SUPPLIED DATA ▸
----

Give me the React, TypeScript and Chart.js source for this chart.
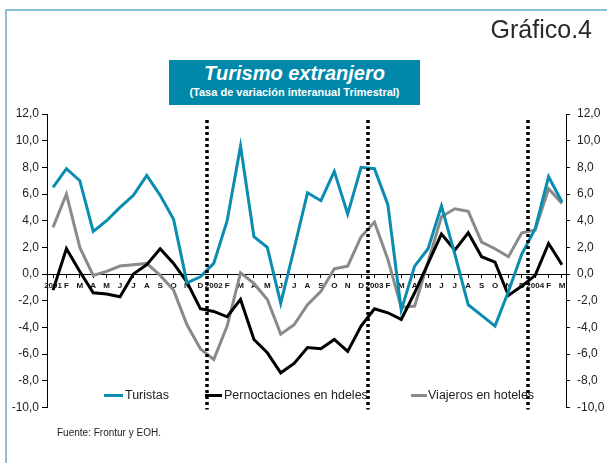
import React, { useEffect, useRef } from "react";
import { Chart, registerables } from "chart.js";

Chart.register(...registerables);

const xLabels = [
  "2001", "F", "M", "A", "M", "J", "J", "A", "S", "O", "N", "D",
  "2002", "F", "M", "A", "M", "J", "J", "A", "S", "O", "N", "D",
  "2003", "F", "M", "A", "M", "J", "J", "A", "S", "O", "N", "D",
  "2004", "F", "M",
];

const turistas = [
  6.5, 7.9, 7.0, 3.2, 4.0, 5.0, 5.9, 7.4, 5.9, 4.1, -0.65, -0.2,
  0.8, 4.0, 9.6, 2.8, 2.0, -2.2, 1.9, 6.1, 5.5, 7.7, 4.5, 8.0,
  7.9, 5.2, -2.7, 0.6, 1.9, 5.1, 1.5, -2.3, -3.1, -3.9, -1.3, 1.5,
  3.4, 7.3, 5.4,
];

const pernoctaciones = [
  -1.2, 1.9, 0.2, -1.4, -1.5, -1.7, 0.0, 0.7, 1.9, 0.8, -0.6, -2.6,
  -2.8, -3.2, -1.9, -4.9, -5.9, -7.4, -6.7, -5.5, -5.6, -4.9, -5.8, -3.9,
  -2.6, -2.9, -3.4, -1.4, 0.8, 3.0, 1.8, 3.1, 1.3, 0.9, -1.6, -0.9,
  -0.1, 2.3, 0.7,
];

const viajeros = [
  3.5, 6.0, 2.0, -0.1, 0.2, 0.6, 0.7, 0.8, -0.1, -1.2, -3.8, -5.6,
  -6.4, -3.9, 0.1, -0.7, -1.9, -4.5, -3.8, -2.3, -1.3, 0.4, 0.6, 2.8,
  3.9, 1.1, -2.5, -2.4, 0.9, 4.3, 4.9, 4.7, 2.4, 1.9, 1.3, 3.1,
  3.3, 6.4, 5.3,
];

const yearBreaks = [11.5, 23.5, 35.5];

const seriesNames = ["Turistas", "Pernoctaciones en hdeles", "Viajeros en hoteles"];
const seriesColors = ["#0a8db0", "#000000", "#8a8a8a"];

const FONT = '"Liberation Sans", Arial, Helvetica, sans-serif';

const yearBreakPlugin = {
  id: "yearBreaks",
  afterDatasetsDraw(chart: any) {
    const { ctx, chartArea, scales } = chart;
    ctx.save();
    ctx.strokeStyle = "#000";
    ctx.lineWidth = 3.5;
    ctx.setLineDash([3, 3]);
    yearBreaks.forEach((v) => {
      const x = Math.round(scales.x.getPixelForValue(v));
      ctx.beginPath();
      ctx.moveTo(x, chartArea.top + 6);
      ctx.lineTo(x, chartArea.bottom + 2);
      ctx.stroke();
    });
    ctx.restore();
  },
};

const fmt = (v: number) => v.toFixed(1).replace(".", ",");

export default function App() {
  const canvasRef = useRef<HTMLCanvasElement | null>(null);

  useEffect(() => {
    if (!canvasRef.current) return;
    const series = [turistas, pernoctaciones, viajeros];
    const chart = new Chart(canvasRef.current, {
      type: "line",
      data: {
        datasets: series.map((s, k) => ({
          label: seriesNames[k],
          data: s.map((v, i) => ({ x: i, y: v })),
          borderColor: seriesColors[k],
          backgroundColor: seriesColors[k],
          borderWidth: 3,
          pointRadius: 0,
          tension: 0,
          yAxisID: "y",
        })),
      },
      options: {
        animation: false,
        responsive: false,
        events: [],
        layout: { padding: { top: 114, bottom: 55.5, left: 0, right: 0 } },
        plugins: {
          legend: { display: false },
          title: { display: false },
          tooltip: { enabled: false },
        },
        scales: {
          x: {
            type: "linear",
            min: -0.45,
            max: 38.3,
            position: { y: 0 } as any,
            afterFit: (s: any) => {
              s.height = 0;
            },
            afterBuildTicks: (s: any) => {
              s.ticks = xLabels.map((_, i) => ({ value: i }));
            },
            ticks: {
              autoSkip: false,
              maxRotation: 0,
              minRotation: 0,
              padding: 4,
              color: "#111",
              font: { family: FONT, size: 8, weight: "bold" },
              callback: (v: any) => xLabels[Math.round(Number(v))] ?? "",
            },
            grid: {
              display: true,
              drawOnChartArea: false,
              drawTicks: true,
              tickLength: 3,
              color: "#000",
            },
            border: { display: true, color: "#000", width: 1 },
          },
          y: {
            type: "linear",
            position: "left",
            min: -10,
            max: 12,
            afterFit: (s: any) => {
              s.width = 47;
            },
            ticks: {
              stepSize: 2,
              padding: 3,
              color: "#222",
              font: { family: FONT, size: 12 },
              callback: (v: any) => fmt(Number(v)),
            },
            grid: {
              drawOnChartArea: false,
              drawTicks: true,
              tickLength: 5,
              color: "#000",
            },
            border: { display: true, color: "#000", width: 1 },
          },
          y2: {
            type: "linear",
            position: "right",
            min: -10,
            max: 12,
            afterFit: (s: any) => {
              s.width = 41;
            },
            ticks: {
              stepSize: 2,
              padding: 7,
              color: "#222",
              font: { family: FONT, size: 12 },
              callback: (v: any) => fmt(Number(v)),
            },
            grid: {
              drawOnChartArea: false,
              drawTicks: true,
              tickLength: 4,
              color: "#000",
            },
            border: { display: true, color: "#000", width: 1 },
          },
        },
      },
      plugins: [yearBreakPlugin],
    });
    return () => chart.destroy();
  }, []);

  const legendItems = [
    { seg: 104, segW: 19, text: 125 },
    { seg: 205, segW: 17, text: 224 },
    { seg: 411, segW: 16, text: 428 },
  ];

  return (
    <div
      style={{
        position: "absolute",
        left: 0,
        top: 0,
        width: 607,
        height: 463,
        overflow: "hidden",
        background: "#fff",
        fontFamily: FONT,
      }}
    >
      <div
        style={{
          position: "absolute",
          left: 5,
          top: 9,
          width: 800,
          height: 800,
          border: "2px solid #8cc0dd",
          boxSizing: "border-box",
        }}
      />
      <canvas
        ref={canvasRef}
        width={607}
        height={463}
        style={{ position: "absolute", left: 0, top: 0, width: 607, height: 463 }}
      />
      <div
        style={{
          position: "absolute",
          right: 15,
          top: 14,
          fontSize: 25,
          color: "#2a2a2a",
          lineHeight: "30px",
          whiteSpace: "nowrap",
        }}
      >
        Gráfico.4
      </div>
      <div
        style={{
          position: "absolute",
          left: 169,
          top: 60,
          width: 251,
          height: 45,
          background: "#0088aa",
          color: "#fff",
          textAlign: "center",
          whiteSpace: "nowrap",
        }}
      >
        <div
          style={{
            fontSize: 20,
            fontWeight: "bold",
            fontStyle: "italic",
            lineHeight: "22px",
            marginTop: 2,
          }}
        >
          Turismo extranjero
        </div>
        <div style={{ fontSize: 11, fontWeight: "bold", lineHeight: "14px", marginTop: 1 }}>
          (Tasa de variación interanual Trimestral)
        </div>
      </div>
      {legendItems.map((it, k) => (
        <React.Fragment key={k}>
          <div
            style={{
              position: "absolute",
              left: it.seg,
              top: 394,
              width: it.segW,
              height: 3,
              background: seriesColors[k],
            }}
          />
          <div
            style={{
              position: "absolute",
              left: it.text,
              top: 387,
              fontSize: 12.5,
              lineHeight: "16px",
              color: "#222",
              whiteSpace: "nowrap",
            }}
          >
            {seriesNames[k]}
          </div>
        </React.Fragment>
      ))}
      <div
        style={{
          position: "absolute",
          left: 57,
          top: 427,
          fontSize: 10,
          lineHeight: "12px",
          color: "#222",
          whiteSpace: "nowrap",
        }}
      >
        Fuente: Frontur y EOH.
      </div>
    </div>
  );
}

----

WORK TO BE COMPLETED ▸ Write out again exactly the lines from the start of the data above through the line containing "Chart.register(...registerables);", inclusive, excluding any pictures.

TASK SOLUTION ▸
Give me the React, TypeScript and Chart.js source for this chart.
import React, { useEffect, useRef } from "react";
import { Chart, registerables } from "chart.js";

Chart.register(...registerables);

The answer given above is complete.